■ **TASK TO CARRY OUT**: Extract only the first line of the listing and every line after it up to and including the one with "import plotly.graph_objects as go". Omit the pictures.

■ **SOURCE EXCERPT**:
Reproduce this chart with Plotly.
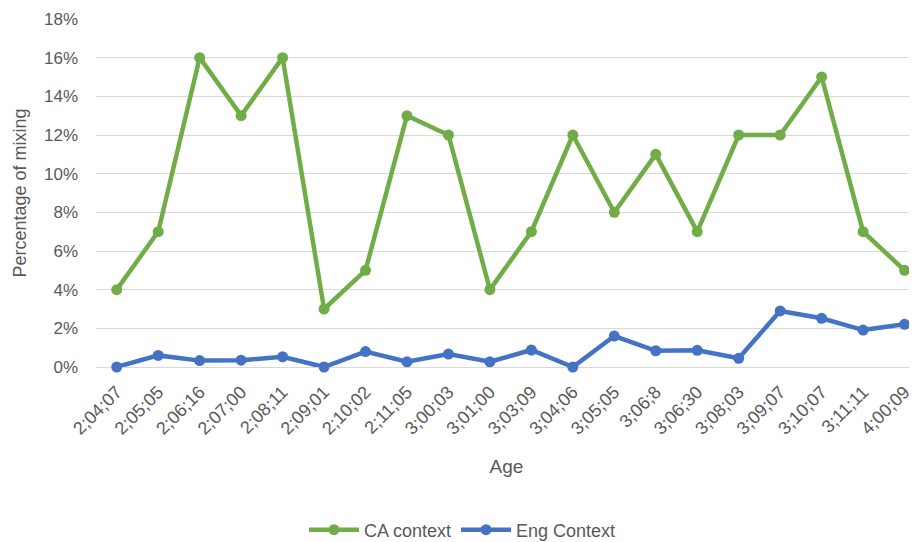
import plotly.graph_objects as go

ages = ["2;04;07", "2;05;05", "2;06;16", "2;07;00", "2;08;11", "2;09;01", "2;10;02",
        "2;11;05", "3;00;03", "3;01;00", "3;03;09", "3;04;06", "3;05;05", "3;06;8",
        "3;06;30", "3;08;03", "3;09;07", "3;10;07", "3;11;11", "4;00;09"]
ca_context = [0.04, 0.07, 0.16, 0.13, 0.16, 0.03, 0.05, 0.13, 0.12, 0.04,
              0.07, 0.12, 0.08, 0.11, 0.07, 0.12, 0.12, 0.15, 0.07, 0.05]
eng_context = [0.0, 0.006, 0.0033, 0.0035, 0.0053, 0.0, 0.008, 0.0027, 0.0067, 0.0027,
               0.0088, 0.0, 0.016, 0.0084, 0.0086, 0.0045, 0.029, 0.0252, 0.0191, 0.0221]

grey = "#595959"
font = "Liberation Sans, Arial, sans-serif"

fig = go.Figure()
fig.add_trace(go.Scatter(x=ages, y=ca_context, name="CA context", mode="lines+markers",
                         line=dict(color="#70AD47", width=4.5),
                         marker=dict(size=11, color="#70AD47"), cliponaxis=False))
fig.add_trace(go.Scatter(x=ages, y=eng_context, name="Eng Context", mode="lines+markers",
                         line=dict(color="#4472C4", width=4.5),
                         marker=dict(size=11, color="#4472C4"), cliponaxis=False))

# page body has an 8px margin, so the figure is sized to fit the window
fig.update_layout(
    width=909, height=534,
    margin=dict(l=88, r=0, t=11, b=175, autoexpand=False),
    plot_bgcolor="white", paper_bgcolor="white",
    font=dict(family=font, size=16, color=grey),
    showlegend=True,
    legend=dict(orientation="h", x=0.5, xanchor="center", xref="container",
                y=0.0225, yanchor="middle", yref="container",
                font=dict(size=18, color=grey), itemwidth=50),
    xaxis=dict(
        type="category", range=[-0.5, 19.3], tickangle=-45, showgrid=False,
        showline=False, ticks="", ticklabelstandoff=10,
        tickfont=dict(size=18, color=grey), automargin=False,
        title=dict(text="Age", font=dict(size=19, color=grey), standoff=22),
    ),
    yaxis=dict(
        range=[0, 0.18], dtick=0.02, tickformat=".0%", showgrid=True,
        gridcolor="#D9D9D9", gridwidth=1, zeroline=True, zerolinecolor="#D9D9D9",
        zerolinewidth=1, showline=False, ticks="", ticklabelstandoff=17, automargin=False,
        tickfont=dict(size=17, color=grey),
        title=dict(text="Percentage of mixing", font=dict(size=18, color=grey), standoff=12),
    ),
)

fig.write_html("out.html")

■ **WRITTEN RESPONSE**:
Reproduce this chart with Plotly.
import plotly.graph_objects as go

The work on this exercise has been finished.